The IAI’s count doesn’t exactly match the official figures, which is down to the problems counting output across 80 production entities, but both are capturing the same stalled impetus.

The country’s power-hungry smelters are hit by both a temporary power crunch and structural energy restrictions linked to Beijing’s decarbonisation goals.

The result is some 2.33 million tonnes per year of smelter capacity cuts, according to state-backed research house Antaike.

Curtailments have been mandated in provinces struggling to meet quarterly energy efficiency targets such as Inner Mongolia, Guangxi and Henan. Yunnan province is also battling low water levels in its hydro system.

Many of the cutbacks will last through the end of the year with major producers such as Henan Shenhuo Coal & Power Co Ltd and Yunnan Aluminium downgrading production guidance.

Yunnan Aluminium had planned to bring online 380,000 tonnes per year of capacity, but that is postponed until power restrictions end.

This highlights the impact of power constraints on operating capacity and on the new capacity that was expected to lift Chinese production this year.

China was supposed to activate 1.8 million tonnes of new annualized capacity in 2021, according to Citi. (“Aluminum – transitioning from a cyclical into a structural bull market,” Sep 7, 2021)

However, as much as 1.2 million tonnes and a further 625,000 tonnes expected in 2022 “will likely get postponed by about 6-12 months, due primarily to power shortages and provincial governments’ energy-control-led administrative shutdowns.”

Powering up?

China is the dominant power in global aluminum production so it’s not hard to understand why prices have climbed to multi-year highs.

Analysts are rapidly reassessing both their supply-demand calculations and their price forecasts. Citi, for example, expects the global market to experience a 1.1-million tonne supply shortfall this year and has lifted is 2022 LME average price forecast to $3,010 per tonne.

The sense of structural change explains Alcoa’s restart of its idled Brazilian capacity and Russian producer Rusal’s reactivation of its long-delayed Taishet smelter project.

But Western production is not responding to China’s aluminum woes and the high price.

Reported production outside China was also the lowest this year at 26.2 million tonnes annualized, according to the IAI.

North American production has fallen due to the July strike action at Rio Tinto’s Kitimat smelter, which is operating at 35% of its 432,000-tonne annual capacity.

European production has also been sliding, hinting at compressed smelter margins caused by the spike in power prices.

The only significant production growth drivers outside China are India, Malaysia and the Gulf countries.

There is still plenty of idled capacity that could in theory be restarted in the coming months. Alcoa will still have 20% of its global capacity off-line even after firing Alumar up again.

However, each potential restart has to navigate its local power market both in terms of availability and price.

It’s worth noting that Alumar is restarting despite evident stress in Brazil’s hydro-electric power systems due to drought.

The country has hiked energy prices and Vice President Hamilton Mourao has warned that rationing might have to be introduced.

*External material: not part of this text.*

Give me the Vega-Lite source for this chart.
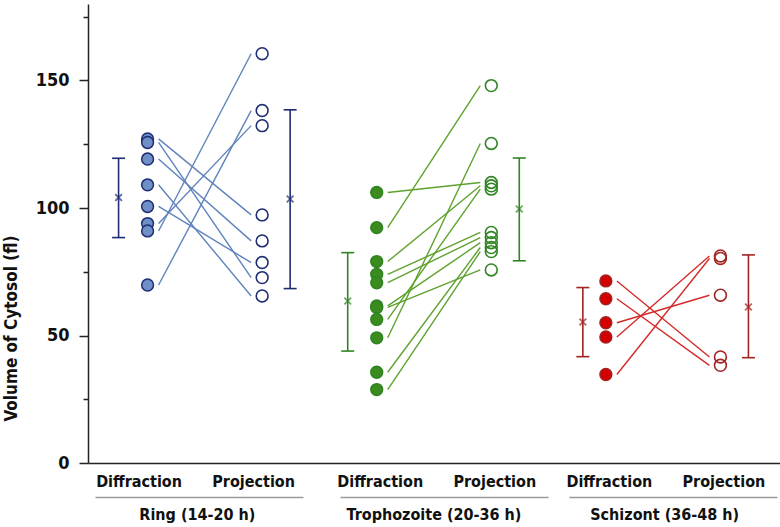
{
  "$schema": "https://vega.github.io/schema/vega-lite/v6.json",
  "width": 692,
  "height": 459,
  "autosize": "none",
  "padding": {"left": 88, "top": 4, "right": 0, "bottom": 64},
  "background": "white",
  "config": {"view": {"stroke": null}, "font": "DejaVu Sans Condensed"},
  "datasets": {
    "stages": [
      {"stage": "Ring (14-20 h)"},
      {"stage": "Trophozoite (20-36 h)"},
      {"stage": "Schizont (36-48 h)"}
    ],
    "pairs": [
      {"stage": "Ring (14-20 h)", "d": 127.1, "p": 97.3},
      {"stage": "Ring (14-20 h)", "d": 125.7, "p": 72.7},
      {"stage": "Ring (14-20 h)", "d": 119.2, "p": 87.1},
      {"stage": "Ring (14-20 h)", "d": 109.1, "p": 65.5},
      {"stage": "Ring (14-20 h)", "d": 100.6, "p": 78.6},
      {"stage": "Ring (14-20 h)", "d": 93.9, "p": 132.3},
      {"stage": "Ring (14-20 h)", "d": 91.0, "p": 160.5},
      {"stage": "Ring (14-20 h)", "d": 69.8, "p": 138.2},
      {"stage": "Trophozoite (20-36 h)", "d": 106.1, "p": 110.0},
      {"stage": "Trophozoite (20-36 h)", "d": 92.3, "p": 148.0},
      {"stage": "Trophozoite (20-36 h)", "d": 79.0, "p": 108.7},
      {"stage": "Trophozoite (20-36 h)", "d": 74.0, "p": 90.4},
      {"stage": "Trophozoite (20-36 h)", "d": 70.7, "p": 88.4},
      {"stage": "Trophozoite (20-36 h)", "d": 61.6, "p": 86.4},
      {"stage": "Trophozoite (20-36 h)", "d": 61.0, "p": 75.7},
      {"stage": "Trophozoite (20-36 h)", "d": 56.3, "p": 107.4},
      {"stage": "Trophozoite (20-36 h)", "d": 49.1, "p": 125.3},
      {"stage": "Trophozoite (20-36 h)", "d": 35.6, "p": 84.5},
      {"stage": "Trophozoite (20-36 h)", "d": 28.8, "p": 82.9},
      {"stage": "Schizont (36-48 h)", "d": 71.4, "p": 41.6},
      {"stage": "Schizont (36-48 h)", "d": 64.4, "p": 38.3},
      {"stage": "Schizont (36-48 h)", "d": 55.0, "p": 65.8},
      {"stage": "Schizont (36-48 h)", "d": 49.4, "p": 81.2},
      {"stage": "Schizont (36-48 h)", "d": 34.7, "p": 80.2}
    ],
    "stats": [
      {"stage": "Ring (14-20 h)", "method": "Diffraction", "mean": 104.1, "lo": 88.4, "hi": 119.5},
      {"stage": "Ring (14-20 h)", "method": "Projection", "mean": 103.5, "lo": 68.4, "hi": 138.5},
      {"stage": "Trophozoite (20-36 h)", "method": "Diffraction", "mean": 63.5, "lo": 43.9, "hi": 82.5},
      {"stage": "Trophozoite (20-36 h)", "method": "Projection", "mean": 99.6, "lo": 79.3, "hi": 119.6},
      {"stage": "Schizont (36-48 h)", "method": "Diffraction", "mean": 55.3, "lo": 41.7, "hi": 68.8},
      {"stage": "Schizont (36-48 h)", "method": "Projection", "mean": 61.2, "lo": 41.3, "hi": 81.6}
    ]
  },
  "layer": [
    {
      "data": {"name": "stages"},
      "mark": {"type": "point", "opacity": 0},
      "encoding": {
        "x": {
          "field": "stage",
          "type": "nominal",
          "scale": {"type": "band", "domain": ["Ring (14-20 h)", "Trophozoite (20-36 h)", "Schizont (36-48 h)"], "padding": 0},
          "axis": {
            "orient": "bottom",
            "offset": 34,
            "title": null,
            "ticks": false,
            "labelAngle": 0,
            "labelPadding": 9,
            "labelFont": "DejaVu Sans Condensed",
            "labelFontWeight": "bold",
            "labelFontSize": 16,
            "labelColor": "#111111",
            "labelOffset": {"condition": {"test": "indexof(datum.value, 'Ring') == 0", "value": -6}, "value": 0},
            "domainColor": "#9a9a9a",
            "domainWidth": 1.5,
            "domainDash": [208, 37, 208, 21, 208, 10],
            "domainDashOffset": 685
          }
        }
      }
    },
    {
      "layer": [
        {
          "data": {"name": "pairs"},
          "transform": [
            {"calculate": "datum.stage + '|Diffraction'", "as": "kd"},
            {"calculate": "datum.stage + '|Projection'", "as": "kp"}
          ],
          "mark": {"type": "rule", "xOffset": 11, "x2Offset": -11, "strokeWidth": 1.4},
          "encoding": {
            "x": {
              "field": "kd",
              "type": "nominal",
              "scale": {"type": "point", "padding": 0.52, "domain": ["Ring (14-20 h)|Diffraction", "Ring (14-20 h)|Projection", "Trophozoite (20-36 h)|Diffraction", "Trophozoite (20-36 h)|Projection", "Schizont (36-48 h)|Diffraction", "Schizont (36-48 h)|Projection"]},
              "axis": {
                "orient": "bottom",
                "title": null,
                "ticks": false,
                "labelAngle": 0,
                "labelPadding": 10,
                "labelExpr": "split(datum.label, '|')[1]",
                "labelFont": "DejaVu Sans Condensed",
                "labelFontWeight": "bold",
                "labelFontSize": 16,
                "labelColor": "#111111",
                "labelOffset": {"condition": {"test": "indexof(datum.value, 'Ring') == 0", "value": -9}, "value": 3},
                "domainColor": "#222222",
                "domainWidth": 1.5
              }
            },
            "x2": {"field": "kp"},
            "y": {
              "field": "d",
              "type": "quantitative",
              "scale": {"domain": [0, 180], "nice": false},
              "axis": {
                "title": "Volume of Cytosol (fl)",
                "titleFont": "DejaVu Sans Condensed",
                "titleFontWeight": "bold",
                "titleFontSize": 17,
                "titleColor": "#111111",
                "titleX": -68,
                "titleY": 324,
                "values": [0, 25, 50, 75, 100, 125, 150, 175],
                "labelExpr": "datum.value % 50 == 0 ? datum.label : ''",
                "tickSize": {"condition": {"test": "datum.value % 50 == 0", "value": 9}, "value": 5},
                "tickColor": "#222222",
                "tickWidth": 1.5,
                "domainColor": "#222222",
                "domainWidth": 1.5,
                "grid": false,
                "labelFont": "DejaVu Sans Condensed",
                "labelFontWeight": "bold",
                "labelFontSize": 18,
                "labelColor": "#111111",
                "labelPadding": 10
              }
            },
            "y2": {"field": "p"},
            "color": {
              "field": "stage",
              "type": "nominal",
              "scale": {"domain": ["Ring (14-20 h)", "Trophozoite (20-36 h)", "Schizont (36-48 h)"], "range": ["#5f83bc", "#5ea22e", "#d42a2a"]},
              "legend": null
            }
          }
        },
        {
          "data": {"name": "stats"},
          "transform": [{"calculate": "datum.stage + '|' + datum.method", "as": "k"}],
          "mark": {"type": "rule", "strokeWidth": 1.6, "xOffset": {"expr": "datum.method == 'Diffraction' ? (datum.stage == 'Schizont (36-48 h)' ? -23 : -29) : 28"}},
          "encoding": {
            "x": {"field": "k", "type": "nominal"},
            "y": {"field": "lo", "type": "quantitative"},
            "y2": {"field": "hi"},
            "stroke": {
              "field": "stage",
              "type": "nominal",
              "scale": {"domain": ["Ring (14-20 h)", "Trophozoite (20-36 h)", "Schizont (36-48 h)"], "range": ["#1f2d72", "#2f8522", "#a32222"]},
              "legend": null
            }
          }
        },
        {
          "data": {"name": "stats"},
          "transform": [
            {"calculate": "datum.stage + '|' + datum.method", "as": "k"},
            {"fold": ["lo", "hi"], "as": ["end", "yv"]}
          ],
          "mark": {
            "type": "rule",
            "strokeWidth": 1.6,
            "xOffset": {"expr": "(datum.method == 'Diffraction' ? (datum.stage == 'Schizont (36-48 h)' ? -23 : -29) : 28) - 6.5"},
            "x2Offset": {"expr": "(datum.method == 'Diffraction' ? (datum.stage == 'Schizont (36-48 h)' ? -23 : -29) : 28) + 6.5"}
          },
          "encoding": {
            "x": {"field": "k", "type": "nominal"},
            "x2": {"field": "k"},
            "y": {"field": "yv", "type": "quantitative"},
            "stroke": {"field": "stage", "type": "nominal", "legend": null}
          }
        },
        {
          "data": {"name": "stats"},
          "transform": [{"calculate": "datum.stage + '|' + datum.method", "as": "k"}],
          "mark": {"type": "point", "shape": "M-1,-1L1,1M-1,1L1,-1", "filled": false, "size": 45, "strokeWidth": 1.8, "xOffset": {"expr": "datum.method == 'Diffraction' ? (datum.stage == 'Schizont (36-48 h)' ? -23 : -29) : 28"}},
          "encoding": {
            "x": {"field": "k", "type": "nominal"},
            "y": {"field": "mean", "type": "quantitative"},
            "stroke": {"field": "stage", "type": "nominal", "legend": null}
          }
        },
        {
          "data": {"name": "pairs"},
          "transform": [{"calculate": "datum.stage + '|Diffraction'", "as": "kd"}],
          "mark": {"type": "point", "shape": "circle", "filled": true, "size": 140, "strokeWidth": 1.5, "opacity": 1},
          "encoding": {
            "x": {"field": "kd", "type": "nominal"},
            "y": {"field": "d", "type": "quantitative"},
            "fill": {
              "field": "stage",
              "type": "nominal",
              "scale": {"domain": ["Ring (14-20 h)", "Trophozoite (20-36 h)", "Schizont (36-48 h)"], "range": ["#6f8fc7", "#3b8b1e", "#d30000"]},
              "legend": null
            },
            "stroke": {"field": "stage", "type": "nominal", "legend": null}
          }
        },
        {
          "data": {"name": "pairs"},
          "transform": [{"calculate": "datum.stage + '|Projection'", "as": "kp"}],
          "mark": {"type": "point", "shape": "circle", "filled": false, "size": 140, "strokeWidth": 1.6, "opacity": 1},
          "encoding": {
            "x": {"field": "kp", "type": "nominal"},
            "y": {"field": "p", "type": "quantitative"},
            "stroke": {"field": "stage", "type": "nominal", "legend": null}
          }
        }
      ]
    }
  ],
  "resolve": {"scale": {"x": "independent"}, "axis": {"x": "independent"}}
}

Against such a backdrop Alcoa has done well to secure what John Slaven, Executive Vice President and Chief Operating Officer called “competitive, renewable, power arrangements.”

It remains to be seen how many other operators can pull off the same trick in an increasingly stretched global power sector.

For now, the focus is on China’s stressed grid and sliding production in what remains the world’s largest producer of aluminum.